[Do this] Omit every image, and transcribe the remaining entries exactly as given.
* Start Task inputs *
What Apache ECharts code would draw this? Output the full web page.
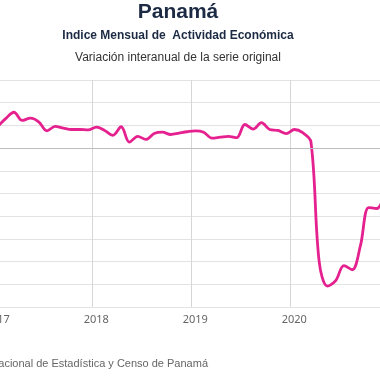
<!DOCTYPE html>
<html>
<head>
<meta charset="utf-8">
<script src="https://cdn.jsdelivr.net/npm/echarts@6/dist/echarts.min.js"></script>
<style>
html,body{margin:0;padding:0;width:380px;height:380px;overflow:hidden;background:#fff;}
#c{position:absolute;left:-40px;top:0;width:480px;height:380px;}
</style>
</head>
<body>
<div id="c"></div>
<script>
// Months from Jan 2017 (index 0) to Dec 2020 (index 47)
const startYear = 2017;
const yearTicks = ['2017', '2018', '2019', '2020', '2021'];
const values2017 = [4.7, 6.5, 7.9, 6.1, 6.6, 5.8, 3.8, 4.8, 4.4, 4.1, 4.1, 4.0];
const values2018 = [4.6, 3.9, 2.8, 4.7, 1.3, 2.6, 1.9, 3.2, 3.5, 3.0, 3.3, 3.6];
const values2019 = [3.8, 3.5, 2.2, 2.4, 2.6, 2.3, 5.2, 4.2, 5.6, 4.1, 3.9, 3.2];
const values2020 = [4.1, 3.4, 1.4, -25.0, -30.4, -29.2, -25.9, -26.8, -21.5, -13.1, -13.3, -9.8];
const titleText = 'Panamá';
const subtitleText = 'Indice Mensual de  Actividad Económica';
const subsubText = 'Variación interanual de la serie original';
const sourceText = 'Fuente: Instituto Nacional de Estadística y Censo de Panamá';

const allValues = [].concat(values2017, values2018, values2019, values2020);
const seriesData = allValues.map((v, i) => [i + 0.5, v]);

const chart = echarts.init(document.getElementById('c'), null, {renderer: 'canvas'});
chart.setOption({
  animation: false,
  backgroundColor: '#fff',
  grid: {left: 33.3, right: 50.7, top: 80, bottom: 73},
  xAxis: {
    type: 'value', min: 0, max: 48, interval: 12,
    axisLine: {show: false},
    axisTick: {show: false},
    splitLine: {show: true, lineStyle: {color: '#d6d6d6', width: 1}},
    axisLabel: {
      color: '#666', fontSize: 11, fontFamily: 'Noto Sans', margin: 7,
      padding: [0, 0, 0, 8],
      formatter: v => yearTicks[Math.round(v / 12)]
    }
  },
  yAxis: {
    type: 'value', min: -35, max: 15, interval: 5,
    axisLine: {show: false}, axisTick: {show: false},
    axisLabel: {show: false},
    splitLine: {lineStyle: {color: '#e3e3e3', width: 1}}
  },
  series: [{
    type: 'line',
    data: seriesData,
    smooth: 0.35,
    showSymbol: false,
    lineStyle: {color: '#e5218f', width: 2.8},
    markLine: {
      silent: true, symbol: 'none', label: {show: false},
      lineStyle: {color: '#bdbdbd', width: 1.2, type: 'solid'},
      data: [{yAxis: 0}]
    }
  }],
  graphic: [
    {type: 'text', x: 218, y: 12, style: {text: titleText, font: 'bold 21px "Liberation Sans", Arial', fill: '#1c2a43', textAlign: 'center', textVerticalAlign: 'middle'}},
    {type: 'text', x: 218, y: 36, style: {text: subtitleText, font: 'bold 12px "Liberation Sans", Arial', fill: '#1c2a43', textAlign: 'center', textVerticalAlign: 'middle'}},
    {type: 'text', x: 218, y: 57.5, style: {text: subsubText, font: '12px "Liberation Sans", Arial', fill: '#333', textAlign: 'center', textVerticalAlign: 'middle'}},
    {type: 'text', x: 248, y: 364, style: {text: sourceText, font: '11px "Liberation Sans", Arial', fill: '#666', textAlign: 'right', textVerticalAlign: 'middle'}}
  ]
});
</script>
</body>
</html>
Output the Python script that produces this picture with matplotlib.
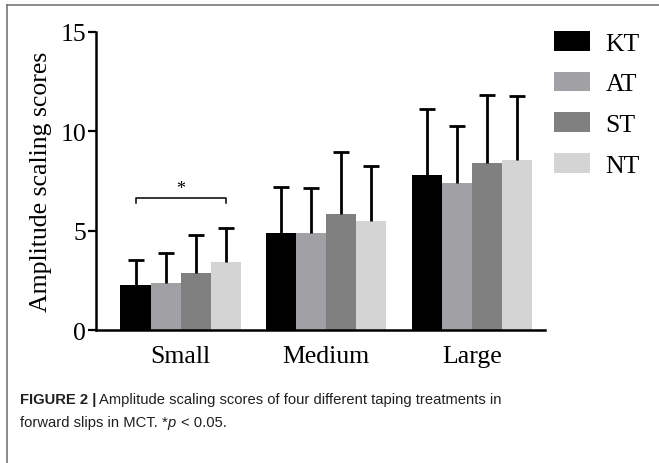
import matplotlib
matplotlib.use("Agg")
import matplotlib.pyplot as plt
from matplotlib.patches import Patch
import numpy as np

# data
groups = ["Small", "Medium", "Large"]
treatments = ["KT", "AT", "ST", "NT"]
colors = ["#000000", "#a0a0a5", "#808080", "#d4d4d4"]
means = {
    "KT": [2.24, 4.86, 7.78],
    "AT": [2.37, 4.90, 7.42],
    "ST": [2.86, 5.86, 8.40],
    "NT": [3.42, 5.50, 8.57],
}
upper = {
    "KT": [3.54, 7.19, 11.13],
    "AT": [3.89, 7.17, 10.25],
    "ST": [4.76, 8.95, 11.85],
    "NT": [5.14, 8.25, 11.78],
}

serif = "Liberation Serif"
cap_font = "Liberation Sans"
fs = 18.5

fig = plt.figure(figsize=(6.59, 4.64), dpi=100)
ax = fig.add_axes([96 / 659, 1 - 331 / 464, 449 / 659, 298 / 464])

x = np.arange(len(groups))
w = 0.206
for i, t in enumerate(treatments):
    pos = x + (i - 1.5) * w
    m = np.array(means[t])
    up = np.array(upper[t])
    ax.bar(pos, m, width=w, color=colors[i], zorder=2)
    # one-sided error bars: stem from the bar top up to mean + SD, cap on top only
    ax.vlines(pos, m, up, color="black", lw=2, zorder=3)
    ax.plot(pos, up, ls="none", marker="_", markersize=12, mew=2, color="black", zorder=3)

# significance bracket (Small: KT vs NT)
x1 = x[0] - 1.5 * w
x2 = x[0] + 1.5 * w
yb = 6.63
ax.plot([x1, x1, x2, x2], [yb - 0.22, yb, yb, yb - 0.22], color="black", lw=1.1)
ax.text((x1 + x2) / 2, yb + 0.05, "*", ha="center", va="bottom", fontsize=13, family=serif)

ax.set_xlim(-0.58, 2.5)
ax.set_ylim(0, 15)
ax.set_yticks([0, 5, 10, 15])
ax.set_xticks(x)
ax.set_xticklabels(groups, family=serif, fontsize=fs)
ax.tick_params(axis="x", length=0, pad=11)
ax.tick_params(axis="y", length=6, width=1.6, pad=1, labelsize=fs)
for lab in ax.get_yticklabels():
    lab.set_family(serif)
ax.set_ylabel("Amplitude scaling scores", family=serif, fontsize=fs, labelpad=6)
for s in ["top", "right"]:
    ax.spines[s].set_visible(False)
for s in ["left", "bottom"]:
    ax.spines[s].set_linewidth(1.8)

handles = [Patch(facecolor=c, label=t) for c, t in zip(colors, treatments)]
fig.legend(handles=handles, loc="upper left", bbox_to_anchor=(554 / 659, 1 - 32 / 464),
           frameon=False, borderpad=0, borderaxespad=0, handlelength=1.4, handleheight=0.8,
           handletextpad=0.6, labelspacing=0.66, prop={"family": serif, "size": fs})

# frame around the figure panel
fig.add_artist(plt.Line2D([7 / 659, 7 / 659], [0, 1 - 6 / 464], color="#777777", lw=1.2))
fig.add_artist(plt.Line2D([7 / 659, 1], [1 - 6 / 464, 1 - 6 / 464], color="#777777", lw=1.2))

# caption with mixed styles
renderer = fig.canvas.get_renderer()
def seg(xpx, ypx, s, **kw):
    t = fig.text(xpx / 659, 1 - ypx / 464, s, va="baseline", fontsize=10.6, color="#231f20", **kw)
    bb = t.get_window_extent(renderer)
    return xpx + bb.width

xx = seg(20, 404, "FIGURE 2 |", family=cap_font, weight="bold")
seg(xx + 3, 404, "Amplitude scaling scores of four different taping treatments in", family=cap_font)
xx = seg(20, 427, "forward slips in MCT. *", family=cap_font)
xx = seg(xx, 427, "p", family=cap_font, style="italic")
seg(xx + 5, 427, "< 0.05.", family=cap_font)

fig.savefig("out.png", dpi=100)
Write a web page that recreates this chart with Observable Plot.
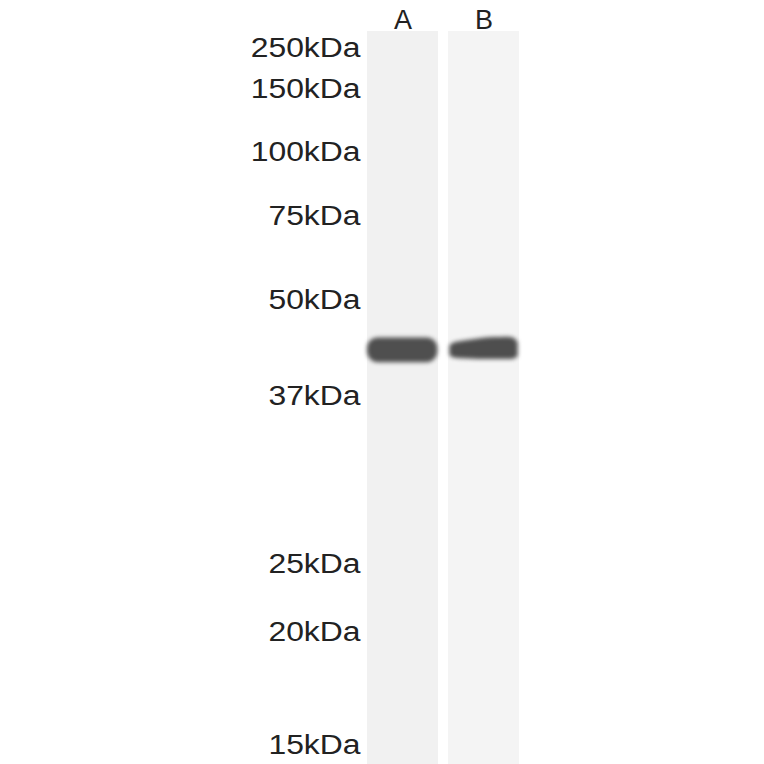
* End Task inputs *
[Full response]
What Apache ECharts code would draw this? Output the full web page.
<!DOCTYPE html>
<html>
<head>
<meta charset="utf-8">
<script src="https://cdn.jsdelivr.net/npm/echarts@6/dist/echarts.min.js"></script>
<style>
html,body{margin:0;padding:0;width:380px;height:380px;overflow:hidden;background:#fff;}
#c{position:absolute;left:-40px;top:0;width:480px;height:380px;}
</style>
</head>
<body>
<div id="c"></div>
<script>
// Months from Jan 2017 (index 0) to Dec 2020 (index 47)
const startYear = 2017;
const yearTicks = ['2017', '2018', '2019', '2020', '2021'];
const values2017 = [4.7, 6.5, 7.9, 6.1, 6.6, 5.8, 3.8, 4.8, 4.4, 4.1, 4.1, 4.0];
const values2018 = [4.6, 3.9, 2.8, 4.7, 1.3, 2.6, 1.9, 3.2, 3.5, 3.0, 3.3, 3.6];
const values2019 = [3.8, 3.5, 2.2, 2.4, 2.6, 2.3, 5.2, 4.2, 5.6, 4.1, 3.9, 3.2];
const values2020 = [4.1, 3.4, 1.4, -25.0, -30.4, -29.2, -25.9, -26.8, -21.5, -13.1, -13.3, -9.8];
const titleText = 'Panamá';
const subtitleText = 'Indice Mensual de  Actividad Económica';
const subsubText = 'Variación interanual de la serie original';
const sourceText = 'Fuente: Instituto Nacional de Estadística y Censo de Panamá';

const allValues = [].concat(values2017, values2018, values2019, values2020);
const seriesData = allValues.map((v, i) => [i + 0.5, v]);

const chart = echarts.init(document.getElementById('c'), null, {renderer: 'canvas'});
chart.setOption({
  animation: false,
  backgroundColor: '#fff',
  grid: {left: 33.3, right: 50.7, top: 80, bottom: 73},
  xAxis: {
    type: 'value', min: 0, max: 48, interval: 12,
    axisLine: {show: false},
    axisTick: {show: false},
    splitLine: {show: true, lineStyle: {color: '#d6d6d6', width: 1}},
    axisLabel: {
      color: '#666', fontSize: 11, fontFamily: 'Noto Sans', margin: 7,
      padding: [0, 0, 0, 8],
      formatter: v => yearTicks[Math.round(v / 12)]
    }
  },
  yAxis: {
    type: 'value', min: -35, max: 15, interval: 5,
    axisLine: {show: false}, axisTick: {show: false},
    axisLabel: {show: false},
    splitLine: {lineStyle: {color: '#e3e3e3', width: 1}}
  },
  series: [{
    type: 'line',
    data: seriesData,
    smooth: 0.35,
    showSymbol: false,
    lineStyle: {color: '#e5218f', width: 2.8},
    markLine: {
      silent: true, symbol: 'none', label: {show: false},
      lineStyle: {color: '#bdbdbd', width: 1.2, type: 'solid'},
      data: [{yAxis: 0}]
    }
  }],
  graphic: [
    {type: 'text', x: 218, y: 12, style: {text: titleText, font: 'bold 21px "Liberation Sans", Arial', fill: '#1c2a43', textAlign: 'center', textVerticalAlign: 'middle'}},
    {type: 'text', x: 218, y: 36, style: {text: subtitleText, font: 'bold 12px "Liberation Sans", Arial', fill: '#1c2a43', textAlign: 'center', textVerticalAlign: 'middle'}},
    {type: 'text', x: 218, y: 57.5, style: {text: subsubText, font: '12px "Liberation Sans", Arial', fill: '#333', textAlign: 'center', textVerticalAlign: 'middle'}},
    {type: 'text', x: 248, y: 364, style: {text: sourceText, font: '11px "Liberation Sans", Arial', fill: '#666', textAlign: 'right', textVerticalAlign: 'middle'}}
  ]
});
</script>
</body>
</html>
Output the Python script that produces this picture with matplotlib.
import matplotlib
matplotlib.use("Agg")
import matplotlib.pyplot as plt
from matplotlib.patches import Patch
import numpy as np

# data
groups = ["Small", "Medium", "Large"]
treatments = ["KT", "AT", "ST", "NT"]
colors = ["#000000", "#a0a0a5", "#808080", "#d4d4d4"]
means = {
    "KT": [2.24, 4.86, 7.78],
    "AT": [2.37, 4.90, 7.42],
    "ST": [2.86, 5.86, 8.40],
    "NT": [3.42, 5.50, 8.57],
}
upper = {
    "KT": [3.54, 7.19, 11.13],
    "AT": [3.89, 7.17, 10.25],
    "ST": [4.76, 8.95, 11.85],
    "NT": [5.14, 8.25, 11.78],
}

serif = "Liberation Serif"
cap_font = "Liberation Sans"
fs = 18.5

fig = plt.figure(figsize=(6.59, 4.64), dpi=100)
ax = fig.add_axes([96 / 659, 1 - 331 / 464, 449 / 659, 298 / 464])

x = np.arange(len(groups))
w = 0.206
for i, t in enumerate(treatments):
    pos = x + (i - 1.5) * w
    m = np.array(means[t])
    up = np.array(upper[t])
    ax.bar(pos, m, width=w, color=colors[i], zorder=2)
    # one-sided error bars: stem from the bar top up to mean + SD, cap on top only
    ax.vlines(pos, m, up, color="black", lw=2, zorder=3)
    ax.plot(pos, up, ls="none", marker="_", markersize=12, mew=2, color="black", zorder=3)

# significance bracket (Small: KT vs NT)
x1 = x[0] - 1.5 * w
x2 = x[0] + 1.5 * w
yb = 6.63
ax.plot([x1, x1, x2, x2], [yb - 0.22, yb, yb, yb - 0.22], color="black", lw=1.1)
ax.text((x1 + x2) / 2, yb + 0.05, "*", ha="center", va="bottom", fontsize=13, family=serif)

ax.set_xlim(-0.58, 2.5)
ax.set_ylim(0, 15)
ax.set_yticks([0, 5, 10, 15])
ax.set_xticks(x)
ax.set_xticklabels(groups, family=serif, fontsize=fs)
ax.tick_params(axis="x", length=0, pad=11)
ax.tick_params(axis="y", length=6, width=1.6, pad=1, labelsize=fs)
for lab in ax.get_yticklabels():
    lab.set_family(serif)
ax.set_ylabel("Amplitude scaling scores", family=serif, fontsize=fs, labelpad=6)
for s in ["top", "right"]:
    ax.spines[s].set_visible(False)
for s in ["left", "bottom"]:
    ax.spines[s].set_linewidth(1.8)

handles = [Patch(facecolor=c, label=t) for c, t in zip(colors, treatments)]
fig.legend(handles=handles, loc="upper left", bbox_to_anchor=(554 / 659, 1 - 32 / 464),
           frameon=False, borderpad=0, borderaxespad=0, handlelength=1.4, handleheight=0.8,
           handletextpad=0.6, labelspacing=0.66, prop={"family": serif, "size": fs})

# frame around the figure panel
fig.add_artist(plt.Line2D([7 / 659, 7 / 659], [0, 1 - 6 / 464], color="#777777", lw=1.2))
fig.add_artist(plt.Line2D([7 / 659, 1], [1 - 6 / 464, 1 - 6 / 464], color="#777777", lw=1.2))

# caption with mixed styles
renderer = fig.canvas.get_renderer()
def seg(xpx, ypx, s, **kw):
    t = fig.text(xpx / 659, 1 - ypx / 464, s, va="baseline", fontsize=10.6, color="#231f20", **kw)
    bb = t.get_window_extent(renderer)
    return xpx + bb.width

xx = seg(20, 404, "FIGURE 2 |", family=cap_font, weight="bold")
seg(xx + 3, 404, "Amplitude scaling scores of four different taping treatments in", family=cap_font)
xx = seg(20, 427, "forward slips in MCT. *", family=cap_font)
xx = seg(xx, 427, "p", family=cap_font, style="italic")
seg(xx + 5, 427, "< 0.05.", family=cap_font)

fig.savefig("out.png", dpi=100)
Write a web page that recreates this chart with Observable Plot.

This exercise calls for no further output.